Now the residents of Alqosh hope that the visit from Pope Francis to Iraq will secure their peace.
In the Nineveh Plain covered by a mantle of greenery, spring has already swept away winter. Clinging to the mountain range that crosses northern Iraq from east to west and against which the immense fertile expanses come to abut, the village of Alqosh dominates the plain proudly. Through a check-point held by Kurdish forces, one reaches the small town populated only by Christians but whose origins date back to the 8th century BC, at the time of the end of the Assyrian empire. There is also found the tomb of Nahum, one of the Twelve Minor Prophets of the Bible, who foretold the fall of Nineveh and Assyria.
A few kilometers above the large town is the majestic monastery of Rabban Hormizd (above), as if suspended from the rock face. Founded around 640, it is a key reference point of Christianity in Iraq, one of the seats of the Church of the East which sent missionaries as far as India and China.

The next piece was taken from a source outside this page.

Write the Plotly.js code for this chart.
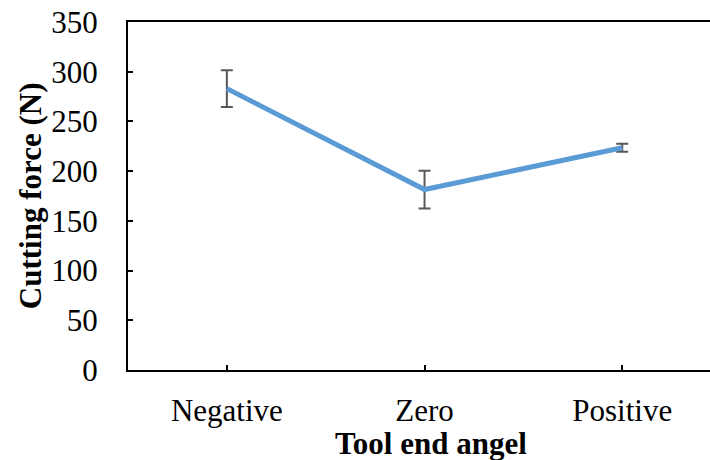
<!DOCTYPE html>
<html>
<head>
<meta charset="utf-8">
<script src="https://cdn.plot.ly/plotly-3.0.1.min.js"></script>
<style>
  html, body { margin: 0; padding: 0; overflow: hidden; background: #fff; }
  #chart { width: 710px; height: 460px; }
</style>
</head>
<body>
<div id="chart"></div>
<script>
// Tool end angle categories and mean cutting force with spread
const angles = ["Negative", "Zero", "Positive"];
const cuttingForce = [283, 181.5, 223.5];
const forceError = [18.5, 19, 4];
const yTicks = [0, 50, 100, 150, 200, 250, 300, 350];
const xTitle = "Tool end angel";
const yTitle = "Cutting force (N)";

const serif = "Liberation Serif, Times New Roman, serif";

const trace = {
  x: angles,
  y: cuttingForce,
  type: "scatter",
  mode: "lines",
  line: { color: "#5B9BD5", width: 5 },
  error_y: {
    type: "data",
    array: forceError,
    visible: true,
    color: "#595959",
    thickness: 2,
    width: 6
  },
  hoverinfo: "skip"
};

const layout = {
  width: 710,
  height: 460,
  margin: { l: 128, r: 0, t: 22, b: 90 },
  paper_bgcolor: "#ffffff",
  plot_bgcolor: "#ffffff",
  showlegend: false,
  font: { family: serif, color: "#000000", size: 31 },
  xaxis: {
    type: "category",
    range: [-0.5, 2.444],
    showgrid: false,
    zeroline: false,
    showline: true,
    linecolor: "#000000",
    linewidth: 2,
    mirror: true,
    ticks: "inside",
    ticklen: 5,
    tickwidth: 2,
    tickcolor: "#000000",
    ticklabelstandoff: 12,
    tickfont: { family: serif, size: 31, color: "#000000" }
  },
  yaxis: {
    range: [0, 350],
    tickvals: yTicks,
    ticktext: yTicks.map(String),
    showgrid: false,
    zeroline: false,
    showline: true,
    linecolor: "#000000",
    linewidth: 2,
    ticks: "inside",
    ticklen: 5,
    tickwidth: 2,
    tickcolor: "#000000",
    ticklabelstandoff: 22,
    tickfont: { family: serif, size: 31, color: "#000000" }
  },
  annotations: [
    {
      text: "<b>" + xTitle + "</b>",
      xref: "paper", yref: "paper",
      x: 0.5206, y: -0.212,
      xanchor: "center", yanchor: "middle",
      showarrow: false,
      font: { family: serif, size: 31, color: "#000000" }
    },
    {
      text: "<b>" + yTitle + "</b>",
      xref: "paper", yref: "paper",
      x: -0.168, y: 0.5,
      xanchor: "center", yanchor: "middle",
      textangle: -90,
      showarrow: false,
      font: { family: serif, size: 31, color: "#000000" }
    }
  ]
};

Plotly.newPlot("chart", [trace], layout, { displayModeBar: false, staticPlot: true });
</script>
</body>
</html>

Alqosh © I.MEDIA/Hugues Lefèvre
At the end of February, the mild season pushed some locals to climb up to the now unoccupied monastery. Alongside many Kurds who came in traditional dress to contemplate the prodigious citadel, we find a few Christians, such as Ghanem and Suha, a retired couple. As they talk about Pope Francis’s imminent visit to the Plain of Nineveh, the old man’s eyes fill with tears. It is difficult for him to contain his emotion, so great is the joy and pride in welcoming the Successor of Peter to his land.
“This is a first for Iraq!” he insists, with a demonstrative and contagious smile. With his wife, he used to live in Mosul. However, over the years, the security of Christians in the city has deteriorated and they have fled from ancient Nineveh to settle in Alqosh.
“To be able to live in safety” is the refrain that Christians always return to when they are asked what they would like to ask from Pope Francis.
It must be said that all of them remain traumatized by their last ordeal, the date of which is also on everyone’s lips: 2014. Seven years ago, on the night of August 6-7, some 120,000 Christians had to flee in haste to find refuge in Iraqi Kurdistan. One by one, defenseless, towns fell into the hands of Islamists who were going to occupy them for more than two years.
Athra, 31 years old © I.MEDIA/Hugues Lefèvre
“Not Alqosh!” says Athra, 31, living in the village of 5,000 souls. “Here, the families left for a month and the men held the place. When we saw that Daesh wouldn’t come, our families came back,” he says.
Why didn’t the town fall prey to the Islamists in the end? There are many hypotheses, according to Athra, but the geographical location of the town probably had a lot to do with it – Daesh’s men would have had to use a lot of energy to take and hold this territory clinging to the mountainside. The young teacher of soureth, the language of the Assyrians, also points out another reason: “There are no Muslims here, so they had no guide to lead them.”
Like many Christians in the Nineveh Plain, the young man feels that trust has been broken with the Muslims. “They cooperated with Daesh. Of course, in the end they also suffered because it’s a terrorist group. But it’s difficult to live next to neighbors who have betrayed our trust,” he says.
The Nineveh Plain from the Rabban Hormizd monastery © I.MEDIA/Hugues Lefèvre
In the end, Alqosh was never attacked by the men of the Islamic State Organization, but the trauma remains present. Some Christians still do not understand how the Nineveh Plain could be abandoned by Kurdish and Iraqi forces in 2014.
Wishing to take the lead in case a new Islamist hydra should emerge, some advocate for the constitution of a province for Christians and Yezidis in northern Iraq.
“This province of the Nineveh Plain would allow us to ensure our protection with our own forces,” says Athra, who actively promotes this cause. He assures that, “If we could achieve the advent of such a province, there wouldn’t be dozens of Christian families returning from abroad, but thousands.”
However, this political project is strongly criticized by a large part of the Iraqi episcopate, following the example of His Beatitude Louis Raphael Sako, patriarch of the Chaldeans. For many, the desire to establish a “Christianistan” is both a political and spiritual error.
“We don’t have to have Christian militias,” says a Chaldean priest from the diocese of Alqosh. “We must not defend ourselves as Christians but as Iraqis,” he insists. However, everyone agrees that the current weakness of the state does not allow for a better future for minorities who feel disadvantaged and vulnerable to new tragedies.
Rabban Hormizd Monastery © I.MEDIA/Hugues Lefèvre
A few dozen meters from Athra’s house, the bells of St. George’s church ring out the end of the Mass. Dozens of faithful come out, and it’s an occasion to discuss with them their joy upon welcoming Pope Francis soon. But while we might have expected overwhelming enthusiasm on their part, we’re surprised by a certain restraint. No doubt the bitterness of not seeing the Pope visit Alqosh is mixed with the deeper doubts they have about their future on this land.
Will the Pope’s visit be able to lay the foundations for a better future for them? In this region evangelized by the Apostle Thomas, some people are waiting to see before they really believe.